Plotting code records
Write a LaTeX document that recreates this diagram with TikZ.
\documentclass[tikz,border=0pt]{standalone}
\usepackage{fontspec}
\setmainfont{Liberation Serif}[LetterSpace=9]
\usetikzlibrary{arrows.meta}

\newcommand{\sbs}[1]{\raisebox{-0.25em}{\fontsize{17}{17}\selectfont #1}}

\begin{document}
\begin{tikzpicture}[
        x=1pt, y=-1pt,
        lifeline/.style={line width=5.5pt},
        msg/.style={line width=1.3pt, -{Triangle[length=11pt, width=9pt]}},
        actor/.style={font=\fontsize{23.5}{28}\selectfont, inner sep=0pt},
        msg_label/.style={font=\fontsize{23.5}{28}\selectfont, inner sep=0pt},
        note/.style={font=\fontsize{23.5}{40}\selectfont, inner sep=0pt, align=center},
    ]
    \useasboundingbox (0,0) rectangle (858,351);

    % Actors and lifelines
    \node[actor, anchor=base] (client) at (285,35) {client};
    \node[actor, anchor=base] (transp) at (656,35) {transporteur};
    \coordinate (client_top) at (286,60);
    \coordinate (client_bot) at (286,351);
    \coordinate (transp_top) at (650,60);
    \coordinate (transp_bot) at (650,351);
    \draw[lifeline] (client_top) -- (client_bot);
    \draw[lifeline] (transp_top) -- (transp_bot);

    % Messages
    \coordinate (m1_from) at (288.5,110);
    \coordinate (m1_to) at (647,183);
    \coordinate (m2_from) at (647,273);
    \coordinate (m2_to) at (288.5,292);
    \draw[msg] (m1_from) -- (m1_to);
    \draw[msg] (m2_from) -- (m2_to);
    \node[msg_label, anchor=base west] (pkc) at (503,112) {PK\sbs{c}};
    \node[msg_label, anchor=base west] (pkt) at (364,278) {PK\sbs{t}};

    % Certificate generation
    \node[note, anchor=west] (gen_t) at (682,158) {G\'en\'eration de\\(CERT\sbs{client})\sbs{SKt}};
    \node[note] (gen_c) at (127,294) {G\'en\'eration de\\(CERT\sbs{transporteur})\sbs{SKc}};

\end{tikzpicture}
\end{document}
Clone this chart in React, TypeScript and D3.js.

◆ Task prompt:
Once more, set down the full listing, verbatim.

◆ Written solution:
Write a LaTeX document that recreates this diagram with TikZ.
\documentclass[tikz,border=0pt]{standalone}
\usepackage{fontspec}
\setmainfont{Liberation Serif}[LetterSpace=9]
\usetikzlibrary{arrows.meta}

\newcommand{\sbs}[1]{\raisebox{-0.25em}{\fontsize{17}{17}\selectfont #1}}

\begin{document}
\begin{tikzpicture}[
        x=1pt, y=-1pt,
        lifeline/.style={line width=5.5pt},
        msg/.style={line width=1.3pt, -{Triangle[length=11pt, width=9pt]}},
        actor/.style={font=\fontsize{23.5}{28}\selectfont, inner sep=0pt},
        msg_label/.style={font=\fontsize{23.5}{28}\selectfont, inner sep=0pt},
        note/.style={font=\fontsize{23.5}{40}\selectfont, inner sep=0pt, align=center},
    ]
    \useasboundingbox (0,0) rectangle (858,351);

    % Actors and lifelines
    \node[actor, anchor=base] (client) at (285,35) {client};
    \node[actor, anchor=base] (transp) at (656,35) {transporteur};
    \coordinate (client_top) at (286,60);
    \coordinate (client_bot) at (286,351);
    \coordinate (transp_top) at (650,60);
    \coordinate (transp_bot) at (650,351);
    \draw[lifeline] (client_top) -- (client_bot);
    \draw[lifeline] (transp_top) -- (transp_bot);

    % Messages
    \coordinate (m1_from) at (288.5,110);
    \coordinate (m1_to) at (647,183);
    \coordinate (m2_from) at (647,273);
    \coordinate (m2_to) at (288.5,292);
    \draw[msg] (m1_from) -- (m1_to);
    \draw[msg] (m2_from) -- (m2_to);
    \node[msg_label, anchor=base west] (pkc) at (503,112) {PK\sbs{c}};
    \node[msg_label, anchor=base west] (pkt) at (364,278) {PK\sbs{t}};

    % Certificate generation
    \node[note, anchor=west] (gen_t) at (682,158) {G\'en\'eration de\\(CERT\sbs{client})\sbs{SKt}};
    \node[note] (gen_c) at (127,294) {G\'en\'eration de\\(CERT\sbs{transporteur})\sbs{SKc}};

\end{tikzpicture}
\end{document}
Clone this chart in React, TypeScript and D3.js.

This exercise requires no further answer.